La Cour constitutionnelle,

composée des présidents J. Spreutels et A. Alen, et des juges J.-P. Snappe, J.-P. Moerman, E. Derycke, P. Nihoul et R. Leysen, assistée du greffier P.-Y. Dutilleux, présidée par le président J. Spreutels,

après en avoir délibéré, rend l'arrêt suivant :

  1. Objet du recours et procédure

    Par requête adressée à la Cour par lettre recommandée à la poste le 30 juin 2014 et parvenue au greffe le 1er juillet 2014, un recours en annulation de l'article 21 de la loi-programme (I) du 26 décembre 2013 (statut social des artistes), publiée au Moniteur belge du 31 décembre 2013, deuxième édition, a été introduit par l'ASBL « Concertation Permanente des Employeurs des Arts de la Scène en Communauté française de Belgique », l'ASBL « Réunion des Auteurs chorégraphes », Paul Biot et Alexandre Wajnberg, assistés et représentés par Me S. Capiau, avocat au barreau de Bruxelles.

    (...)

  2. En droit

    (...)

    Quant à la recevabilité

    B.1.1. Le Conseil des ministres soulève une exception d'irrecevabilité de la requête tirée du défaut d'exposé clair et précis des moyens.

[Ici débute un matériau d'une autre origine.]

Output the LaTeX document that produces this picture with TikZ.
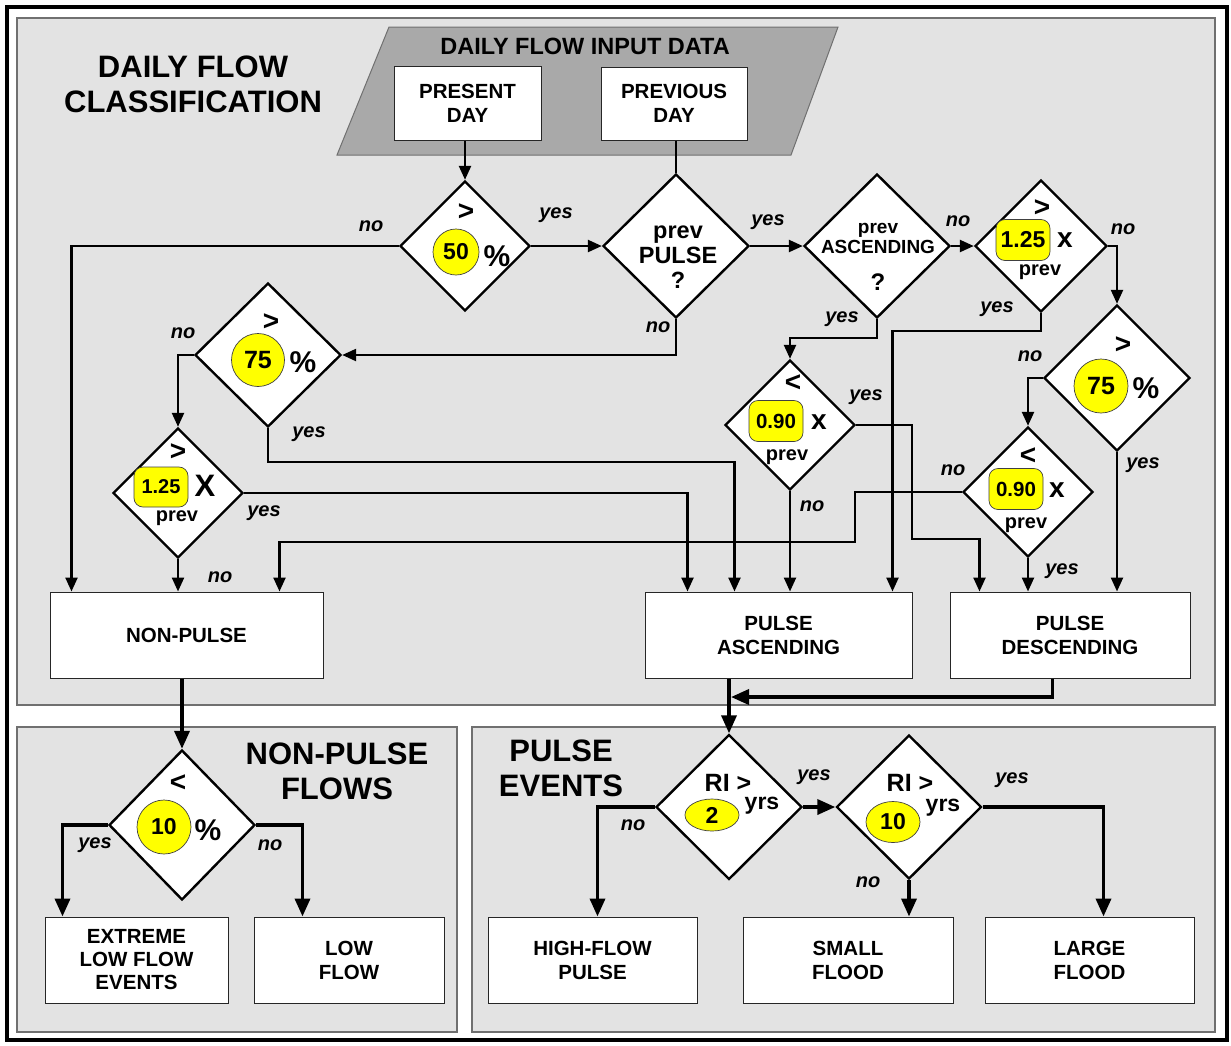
\documentclass[tikz,border=0pt]{standalone}
\usepackage{fontspec}
\setmainfont{Liberation Sans}
\usetikzlibrary{shapes.geometric, arrows.meta, positioning}

\definecolor{panelgray}{HTML}{E3E3E3}
\definecolor{inputgray}{HTML}{A9A9A9}
\definecolor{rimgray}{HTML}{707070}
\definecolor{marker}{HTML}{FFFF00}

\tikzset{
  panel/.style={fill=panelgray, draw=rimgray, line width=1.2pt},
  box/.style={draw=black!85, fill=white, line width=1pt, align=center, inner sep=0pt,
    font=\fontsize{20.5}{24}\selectfont\bfseries},
  heading/.style={align=center, font=\fontsize{31}{35}\selectfont\bfseries},
  test/.style={diamond, draw, fill=white, line width=2.4pt, inner sep=0pt},
  hi/.style={ellipse, draw=black!75, fill=marker, line width=0.7pt, inner sep=0pt},
  hitag/.style={draw=black!75, fill=marker, line width=0.7pt, rounded corners=9pt,
    inner sep=0pt, minimum width=54, minimum height=41},
  cmp/.style={font=\fontsize{28}{28}\selectfont\bfseries},
  pct/.style={font=\fontsize{30}{30}\selectfont\bfseries},
  lbl/.style={font=\fontsize{20}{20}\selectfont\bfseries},
  yn/.style={font=\fontsize{20}{20}\selectfont\bfseries\itshape},
  flow/.style={line width=2.4pt, -{Triangle[length=14pt,width=12pt]}},
  link/.style={line width=2.4pt},
  bigflow/.style={line width=3.6pt, -{Triangle[length=18pt,width=15pt]}},
}

\begin{document}
\begin{tikzpicture}[x=1pt, y=-1pt]
\useasboundingbox (0,0) rectangle (1231,1045);
\fill[white] (0,0) rectangle (1231,1045);
\draw[line width=3.4pt] (7,7) rectangle (1227,1040);

% panels
\draw[panel] (17,18) rectangle (1215,705);
\draw[panel] (17,727) rectangle (457,1032);
\draw[panel] (472,727) rectangle (1215,1032);

\node[heading] (classify) at (193,84) {DAILY FLOW\\CLASSIFICATION};
\node[heading] (npflows) at (337,771) {NON-PULSE\\FLOWS};
\node[heading] (pevents) at (561,768) {PULSE\\EVENTS};

% input data
\filldraw[fill=inputgray, draw=rimgray, line width=1pt]
  (389,27) -- (838,27) -- (791,155) -- (337,155) -- cycle;
\node[font=\fontsize{23.5}{24}\selectfont\bfseries] (input) at (585,46) {DAILY FLOW INPUT DATA};
\node[box, minimum width=147, minimum height=74] (present) at (467.5,103) {PRESENT\\DAY};
\node[box, minimum width=146, minimum height=73] (previous) at (674,103.5) {PREVIOUS\\DAY};

% classes
\node[box, minimum width=273, minimum height=86] (nonpulse) at (186.5,635) {NON-PULSE};
\node[box, minimum width=267, minimum height=86] (pulseasc) at (778.5,635) {PULSE\\ASCENDING};
\node[box, minimum width=240, minimum height=86] (pulsedesc) at (1070,635) {PULSE\\DESCENDING};

% events
\node[box, minimum width=183, minimum height=86, font=\fontsize{20.5}{23}\selectfont\bfseries] (extreme) at (136.5,960) {EXTREME\\LOW FLOW\\EVENTS};
\node[box, minimum width=190, minimum height=86] (lowflow) at (349,960) {LOW\\FLOW};
\node[box, minimum width=209, minimum height=86] (highflow) at (592.5,960) {HIGH-FLOW\\PULSE};
\node[box, minimum width=210, minimum height=86] (small) at (848,960) {SMALL\\FLOOD};
\node[box, minimum width=209, minimum height=86] (large) at (1089.5,960) {LARGE\\FLOOD};

% tests
\node[test, minimum width=130, minimum height=130] (d50) at (465,246) {};
\node[cmp] (d50-op) at (466,212) {>};
\node[hi, minimum width=46, minimum height=46, font=\fontsize{23}{23}\selectfont\bfseries] (d50-val) at (456,252) {50};
\node[pct] (d50-pct) at (497,256) {\%};

\node[test, minimum width=146, minimum height=144] (dpulse) at (676,246) {};
\node[align=center, font=\fontsize{23.5}{25}\selectfont\bfseries] (dpulse-txt) at (678,257) {prev\\PULSE\\?};

\node[test, minimum width=146, minimum height=144] (dasc) at (877,246) {};
\node[align=center, font=\fontsize{19}{20}\selectfont\bfseries] (dasc-txt) at (878,238) {prev\\ASCENDING};
\node[font=\fontsize{24}{24}\selectfont\bfseries] (dasc-q) at (878,282) {?};

\node[test, minimum width=132, minimum height=132] (d125b) at (1041,246) {};
\node[cmp] (d125b-op) at (1042,208) {>};
\node[hitag, font=\fontsize{23}{23}\selectfont\bfseries] (d125b-val) at (1023,240) {1.25};
\node[cmp] (d125b-x) at (1065,240) {x};
\node[lbl] (d125b-prev) at (1040,272) {prev};

\node[test, minimum width=146, minimum height=146] (d75b) at (1117,378) {};
\node[cmp] (d75b-op) at (1123,345) {>};
\node[hi, minimum width=54, minimum height=54, font=\fontsize{25}{25}\selectfont\bfseries] (d75b-val) at (1101,386) {75};
\node[pct] (d75b-pct) at (1146,388) {\%};

\node[test, minimum width=130, minimum height=130] (d090a) at (790,425) {};
\node[cmp] (d090a-op) at (793,383) {<};
\node[hitag, font=\fontsize{20.5}{21}\selectfont\bfseries] (d090a-val) at (776,421) {0.90};
\node[cmp] (d090a-x) at (819,422) {x};
\node[lbl] (d090a-prev) at (787,457) {prev};

\node[test, minimum width=130, minimum height=130] (d090b) at (1028,492) {};
\node[cmp] (d090b-op) at (1028,456) {<};
\node[hitag, font=\fontsize{20.5}{21}\selectfont\bfseries] (d090b-val) at (1016,489) {0.90};
\node[cmp] (d090b-x) at (1057,490) {x};
\node[lbl] (d090b-prev) at (1026,525) {prev};

\node[test, minimum width=146, minimum height=144] (d75a) at (268,355) {};
\node[cmp] (d75a-op) at (271,322) {>};
\node[hi, minimum width=53, minimum height=53, font=\fontsize{25}{25}\selectfont\bfseries] (d75a-val) at (258,360) {75};
\node[pct] (d75a-pct) at (303,362) {\%};

\node[test, minimum width=130, minimum height=130] (d125a) at (178,493) {};
\node[cmp] (d125a-op) at (178,452) {>};
\node[hitag, minimum height=40, font=\fontsize{20}{20}\selectfont\bfseries] (d125a-val) at (161,487) {1.25};
\node[font=\fontsize{31}{31}\selectfont\bfseries] (d125a-x) at (205,486) {X};
\node[lbl] (d125a-prev) at (177,518) {prev};

\node[test, minimum width=146, minimum height=150] (d10) at (182,825) {};
\node[cmp] (d10-op) at (178,783) {<};
\node[hi, minimum width=54, minimum height=54, font=\fontsize{23}{23}\selectfont\bfseries] (d10-val) at (164,827) {10};
\node[pct] (d10-pct) at (208,830) {\%};

\node[test, minimum width=146, minimum height=145] (dri2) at (729,807) {};
\node[font=\fontsize{25}{25}\selectfont\bfseries] (dri2-ri) at (728,783) {RI >};
\node[hi, minimum width=54, minimum height=32, font=\fontsize{23}{23}\selectfont\bfseries] (dri2-val) at (712,815) {2};
\node[font=\fontsize{23}{23}\selectfont\bfseries] (dri2-yrs) at (762,806) {yrs};

\node[test, minimum width=145, minimum height=144] (dri10) at (909,807) {};
\node[font=\fontsize{25}{25}\selectfont\bfseries] (dri10-ri) at (910,783) {RI >};
\node[hi, minimum width=54, minimum height=41, font=\fontsize{23}{23}\selectfont\bfseries] (dri10-val) at (893,822) {10};
\node[font=\fontsize{23}{23}\selectfont\bfseries] (dri10-yrs) at (943,808) {yrs};

% input arrows
\draw[flow] (d50.north |- present.south) -- (d50.north);
\draw[link] (dpulse.north |- previous.south) -- (dpulse.north);

% classification paths
\draw[flow] (d50.west) -| ([xshift=22pt]nonpulse.north west);
\draw[flow] (d50.east) -- (dpulse.west);
\draw[flow] (dpulse.east) -- (dasc.west);
\draw[flow] (dpulse.south) |- (d75a.east);
\draw[flow] (dasc.east) -- (d125b.west);
\draw[flow] (dasc.south) -- ++(0,19) -| (d090a.north);
\draw[flow] (d125b.east) -| (d75b.north);
\draw[flow] (d125b.south) -- ++(0,18) -| ([xshift=248pt]pulseasc.north west);
\draw[flow] (d75b.west) -| (d090b.north);
\draw[flow] (d75b.south) -- (d75b.south |- pulsedesc.north);
\draw[flow] (d090a.east) -| (912,539) -| ([xshift=30pt]pulsedesc.north west);
\draw[flow] (d090a.south) -- (d090a.south |- pulseasc.north);
\draw[flow] (d090b.west) -| (855,542) -| ([xshift=230pt]nonpulse.north west);
\draw[flow] (d090b.south) -- (d090b.south |- pulsedesc.north);
\draw[flow] (d75a.west) -| (d125a.north);
\draw[flow] (d75a.south) -- ++(0,34) -| ([xshift=90pt]pulseasc.north west);
\draw[flow] (d125a.east) -| ([xshift=43pt]pulseasc.north west);
\draw[flow] (d125a.south) -- (d125a.south |- nonpulse.north);

% to the event panels
\coordinate (join) at (731,697);
\draw[bigflow] (d10.north |- nonpulse.south) -- (d10.north);
\draw[bigflow] (dri2.north |- pulseasc.south) -- (dri2.north);
\draw[bigflow] ([xshift=103pt]pulsedesc.south west) |- (join);
\draw[bigflow] (d10.west) -| ([xshift=18pt]extreme.north west);
\draw[bigflow] (d10.east) -| ([xshift=49pt]lowflow.north west);
\draw[bigflow] (dri2.east) -- (dri10.west);
\draw[bigflow] (dri2.west) -| ([xshift=110pt]highflow.north west);
\draw[bigflow] (dri10.south) -- (dri10.south |- small.north);
\draw[bigflow] (dri10.east) -| ([xshift=119pt]large.north west);

% yes / no
\node[yn] (d50-no) at (371,226) {no};
\node[yn] (d50-yes) at (556,215) {yes};
\node[yn] (dpulse-yes) at (768,222) {yes};
\node[yn] (dpulse-no) at (658,327) {no};
\node[yn] (dasc-no) at (958,221) {no};
\node[yn] (dasc-yes) at (842,319) {yes};
\node[yn] (d125b-no) at (1123,229) {no};
\node[yn] (d125b-yes) at (997,309) {yes};
\node[yn] (d75b-no) at (1030,356) {no};
\node[yn] (d75b-yes) at (1143,465) {yes};
\node[yn] (d090a-yes) at (866,397) {yes};
\node[yn] (d090a-no) at (812,506) {no};
\node[yn] (d090b-no) at (953,470) {no};
\node[yn] (d090b-yes) at (1062,571) {yes};
\node[yn] (d75a-no) at (183,333) {no};
\node[yn] (d75a-yes) at (309,434) {yes};
\node[yn] (d125a-yes) at (264,513) {yes};
\node[yn] (d125a-no) at (220,577) {no};
\node[yn] (d10-yes) at (95,845) {yes};
\node[yn] (d10-no) at (270,845) {no};
\node[yn] (dri2-yes) at (814,777) {yes};
\node[yn] (dri2-no) at (633,825) {no};
\node[yn] (dri10-yes) at (1012,780) {yes};
\node[yn] (dri10-no) at (868,882) {no};
\end{tikzpicture}
\end{document}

    B.1.2. Les moyens indiquent quelles sont les normes de référence que les parties requérantes estiment violées. Ils sont suffisamment compréhensibles et le Conseil des ministres a d'ailleurs été en mesure d'y répondre de façon circonstanciée dans son mémoire en réponse.

    L'exception est rejetée.

    Quant à la disposition attaquée

    B.2.1. Le recours en annulation porte sur l'article 21 de la loi-programme (I) du 26 décembre 2013, qui remplace les deux premiers paragraphes de l'article 1erbis de la loi du 27 juin 1969 révisant l'arrêté-loi du 28 décembre 1944 concernant la sécurité sociale des travailleurs.

    Cet article 1erbis, inséré dans la loi du 27 juin 1969 par la loi-programme du 24 décembre 2002, établit une présomption d'assujettissement à la sécurité sociale des travailleurs salariés des artistes qui fournissent des prestations ou produisent des oeuvres sur commande, contre rémunération, tout en n'étant pas liés par un contrat de travail avec le donneur d'ordre. La présomption d'assujettissement à la sécurité sociale des travailleurs salariés peut être renversée par l'artiste lorsqu'il prouve que les prestations ou productions ne sont pas fournies dans des conditions socio-économiques similaires à celles dans lesquelles se trouve un travailleur par rapport à son employeur. L'artiste est alors assujetti à la sécurité sociale des travailleurs indépendants.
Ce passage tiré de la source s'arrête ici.